### EXERCISE OBJECTIVE
Transcribe all of the material below word for word and leave out its pictures.

### RAW DATA
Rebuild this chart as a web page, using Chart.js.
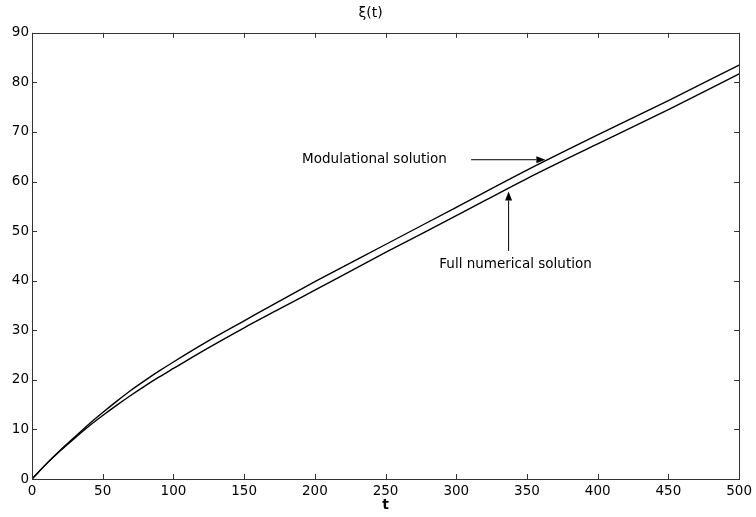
<!DOCTYPE html>
<html>
<head>
<meta charset="utf-8">
<script src="https://cdn.jsdelivr.net/npm/chart.js@4/dist/chart.umd.min.js"></script>
<style>
html,body{margin:0;padding:0;background:#fff;}
#wrap{width:756px;height:517px;}
</style>
</head>
<body>
<div id="wrap"><canvas id="c" width="756" height="517"></canvas></div>
<script>
// ---- data ----
const tValues = [0,10,20,30,40,50,60,70,80,90,100,125,150,175,200,250,300,350,400,450,500];
const modulational = [0,3.0,5.8,8.4,11.0,13.4,15.7,17.9,19.9,21.8,23.6,27.9,31.9,35.9,39.8,47.3,54.8,62.3,69.4,76.3,83.5];
const fullNumerical = [0,3.0,5.7,8.2,10.6,12.8,14.9,16.9,18.8,20.6,22.3,26.5,30.5,34.3,38.1,45.7,53.1,60.6,67.6,74.5,81.7];
const xTicks = [0,50,100,150,200,250,300,350,400,450,500];
const yTicks = [0,10,20,30,40,50,60,70,80,90];
const titleText = 'ξ(t)';
const xLabel = 't';
// annotation texts with data-space anchors
const annotations = [
  {text:'Modulational solution', x:191, y:64.4, arrowFrom:[310.5,64.4], arrowTo:[363,64.4]},
  {text:'Full numerical solution', x:288, y:43.2, arrowFrom:[337,46.0], arrowTo:[337,58.0]}
];

const FONT = 'DejaVu Sans';
const AXIS_COLOR = '#333';

const toXY = (xs, ys) => xs.map((x,i)=>({x:x, y:ys[i]}));

const framePlugin = {
  id:'frame',
  afterDraw(chart){
    const {ctx, chartArea:a, scales:{x, y}} = chart;
    ctx.save();
    ctx.strokeStyle = AXIS_COLOR;
    ctx.lineWidth = 1;
    ctx.strokeRect(Math.round(a.left)+0.5, Math.round(a.top)+0.5, Math.round(a.right-a.left), Math.round(a.bottom-a.top));
    const L = 5;
    ctx.beginPath();
    xTicks.forEach(v=>{
      const px = Math.round(x.getPixelForValue(v))+0.5;
      ctx.moveTo(px, a.bottom); ctx.lineTo(px, a.bottom-L);
      ctx.moveTo(px, a.top); ctx.lineTo(px, a.top+L);
    });
    yTicks.forEach(v=>{
      const py = Math.round(y.getPixelForValue(v))+0.5;
      ctx.moveTo(a.left, py); ctx.lineTo(a.left+L, py);
      ctx.moveTo(a.right, py); ctx.lineTo(a.right-L, py);
    });
    ctx.stroke();

    // annotations
    ctx.fillStyle = '#000';
    ctx.strokeStyle = '#000';
    ctx.font = '13.5px "' + FONT + '"';
    ctx.textBaseline = 'middle';
    ctx.textAlign = 'left';
    annotations.forEach(an=>{
      ctx.fillText(an.text, x.getPixelForValue(an.x), y.getPixelForValue(an.y));
      const x0 = x.getPixelForValue(an.arrowFrom[0]), y0 = y.getPixelForValue(an.arrowFrom[1]);
      const x1 = x.getPixelForValue(an.arrowTo[0]), y1 = y.getPixelForValue(an.arrowTo[1]);
      const ang = Math.atan2(y1-y0, x1-x0);
      const hl = 9, hw = 3.5;
      const bx = x1 - hl*Math.cos(ang), by = y1 - hl*Math.sin(ang);
      ctx.beginPath();
      ctx.lineWidth = 1;
      ctx.moveTo(x0, y0); ctx.lineTo(bx, by);
      ctx.stroke();
      ctx.beginPath();
      ctx.moveTo(x1, y1);
      ctx.lineTo(bx + hw*Math.sin(ang), by - hw*Math.cos(ang));
      ctx.lineTo(bx - hw*Math.sin(ang), by + hw*Math.cos(ang));
      ctx.closePath();
      ctx.fill();
    });
    ctx.restore();
  }
};

new Chart(document.getElementById('c'), {
  type:'line',
  data:{
    datasets:[
      {label:'Modulational solution', data:toXY(tValues, modulational), borderColor:'#000', borderWidth:1.4, pointRadius:0, fill:false, cubicInterpolationMode:'monotone'},
      {label:'Full numerical solution', data:toXY(tValues, fullNumerical), borderColor:'#000', borderWidth:1.4, pointRadius:0, fill:false, cubicInterpolationMode:'monotone'}
    ]
  },
  options:{
    responsive:false,
    animation:false,
    layout:{padding:{left:0, right:15, top:0, bottom:0}},
    plugins:{
      legend:{display:false},
      tooltip:{enabled:false},
      title:{display:true, text:titleText, color:'#000', font:{family:FONT, size:14, weight:'normal'}, padding:{top:5, bottom:11}}
    },
    scales:{
      x:{
        type:'linear', min:0, max:500,
        afterBuildTicks(s){ s.ticks = xTicks.map(v=>({value:v})); },
        afterFit(s){ s.height = 38; },
        grid:{display:false, drawTicks:false},
        border:{display:false},
        ticks:{color:'#000', padding:4, font:{family:FONT, size:13.5}, maxRotation:0, autoSkip:false},
        title:{display:true, text:xLabel, color:'#000', font:{family:FONT, size:14, weight:'bold'}, padding:{top:0, bottom:3}}
      },
      y:{
        type:'linear', min:0, max:90,
        afterBuildTicks(s){ s.ticks = yTicks.map(v=>({value:v})); },
        afterFit(s){ s.width = 32; },
        grid:{display:false, drawTicks:false},
        border:{display:false},
        ticks:{color:'#000', padding:3, font:{family:FONT, size:13.5}, autoSkip:false}
      }
    }
  },
  plugins:[framePlugin]
});
</script>
</body>
</html>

### PROBLEM SOLUTION
Rebuild this chart as a web page, using Chart.js.
<!DOCTYPE html>
<html>
<head>
<meta charset="utf-8">
<script src="https://cdn.jsdelivr.net/npm/chart.js@4/dist/chart.umd.min.js"></script>
<style>
html,body{margin:0;padding:0;background:#fff;}
#wrap{width:756px;height:517px;}
</style>
</head>
<body>
<div id="wrap"><canvas id="c" width="756" height="517"></canvas></div>
<script>
// ---- data ----
const tValues = [0,10,20,30,40,50,60,70,80,90,100,125,150,175,200,250,300,350,400,450,500];
const modulational = [0,3.0,5.8,8.4,11.0,13.4,15.7,17.9,19.9,21.8,23.6,27.9,31.9,35.9,39.8,47.3,54.8,62.3,69.4,76.3,83.5];
const fullNumerical = [0,3.0,5.7,8.2,10.6,12.8,14.9,16.9,18.8,20.6,22.3,26.5,30.5,34.3,38.1,45.7,53.1,60.6,67.6,74.5,81.7];
const xTicks = [0,50,100,150,200,250,300,350,400,450,500];
const yTicks = [0,10,20,30,40,50,60,70,80,90];
const titleText = 'ξ(t)';
const xLabel = 't';
// annotation texts with data-space anchors
const annotations = [
  {text:'Modulational solution', x:191, y:64.4, arrowFrom:[310.5,64.4], arrowTo:[363,64.4]},
  {text:'Full numerical solution', x:288, y:43.2, arrowFrom:[337,46.0], arrowTo:[337,58.0]}
];

const FONT = 'DejaVu Sans';
const AXIS_COLOR = '#333';

const toXY = (xs, ys) => xs.map((x,i)=>({x:x, y:ys[i]}));

const framePlugin = {
  id:'frame',
  afterDraw(chart){
    const {ctx, chartArea:a, scales:{x, y}} = chart;
    ctx.save();
    ctx.strokeStyle = AXIS_COLOR;
    ctx.lineWidth = 1;
    ctx.strokeRect(Math.round(a.left)+0.5, Math.round(a.top)+0.5, Math.round(a.right-a.left), Math.round(a.bottom-a.top));
    const L = 5;
    ctx.beginPath();
    xTicks.forEach(v=>{
      const px = Math.round(x.getPixelForValue(v))+0.5;
      ctx.moveTo(px, a.bottom); ctx.lineTo(px, a.bottom-L);
      ctx.moveTo(px, a.top); ctx.lineTo(px, a.top+L);
    });
    yTicks.forEach(v=>{
      const py = Math.round(y.getPixelForValue(v))+0.5;
      ctx.moveTo(a.left, py); ctx.lineTo(a.left+L, py);
      ctx.moveTo(a.right, py); ctx.lineTo(a.right-L, py);
    });
    ctx.stroke();

    // annotations
    ctx.fillStyle = '#000';
    ctx.strokeStyle = '#000';
    ctx.font = '13.5px "' + FONT + '"';
    ctx.textBaseline = 'middle';
    ctx.textAlign = 'left';
    annotations.forEach(an=>{
      ctx.fillText(an.text, x.getPixelForValue(an.x), y.getPixelForValue(an.y));
      const x0 = x.getPixelForValue(an.arrowFrom[0]), y0 = y.getPixelForValue(an.arrowFrom[1]);
      const x1 = x.getPixelForValue(an.arrowTo[0]), y1 = y.getPixelForValue(an.arrowTo[1]);
      const ang = Math.atan2(y1-y0, x1-x0);
      const hl = 9, hw = 3.5;
      const bx = x1 - hl*Math.cos(ang), by = y1 - hl*Math.sin(ang);
      ctx.beginPath();
      ctx.lineWidth = 1;
      ctx.moveTo(x0, y0); ctx.lineTo(bx, by);
      ctx.stroke();
      ctx.beginPath();
      ctx.moveTo(x1, y1);
      ctx.lineTo(bx + hw*Math.sin(ang), by - hw*Math.cos(ang));
      ctx.lineTo(bx - hw*Math.sin(ang), by + hw*Math.cos(ang));
      ctx.closePath();
      ctx.fill();
    });
    ctx.restore();
  }
};

new Chart(document.getElementById('c'), {
  type:'line',
  data:{
    datasets:[
      {label:'Modulational solution', data:toXY(tValues, modulational), borderColor:'#000', borderWidth:1.4, pointRadius:0, fill:false, cubicInterpolationMode:'monotone'},
      {label:'Full numerical solution', data:toXY(tValues, fullNumerical), borderColor:'#000', borderWidth:1.4, pointRadius:0, fill:false, cubicInterpolationMode:'monotone'}
    ]
  },
  options:{
    responsive:false,
    animation:false,
    layout:{padding:{left:0, right:15, top:0, bottom:0}},
    plugins:{
      legend:{display:false},
      tooltip:{enabled:false},
      title:{display:true, text:titleText, color:'#000', font:{family:FONT, size:14, weight:'normal'}, padding:{top:5, bottom:11}}
    },
    scales:{
      x:{
        type:'linear', min:0, max:500,
        afterBuildTicks(s){ s.ticks = xTicks.map(v=>({value:v})); },
        afterFit(s){ s.height = 38; },
        grid:{display:false, drawTicks:false},
        border:{display:false},
        ticks:{color:'#000', padding:4, font:{family:FONT, size:13.5}, maxRotation:0, autoSkip:false},
        title:{display:true, text:xLabel, color:'#000', font:{family:FONT, size:14, weight:'bold'}, padding:{top:0, bottom:3}}
      },
      y:{
        type:'linear', min:0, max:90,
        afterBuildTicks(s){ s.ticks = yTicks.map(v=>({value:v})); },
        afterFit(s){ s.width = 32; },
        grid:{display:false, drawTicks:false},
        border:{display:false},
        ticks:{color:'#000', padding:3, font:{family:FONT, size:13.5}, autoSkip:false}
      }
    }
  },
  plugins:[framePlugin]
});
</script>
</body>
</html>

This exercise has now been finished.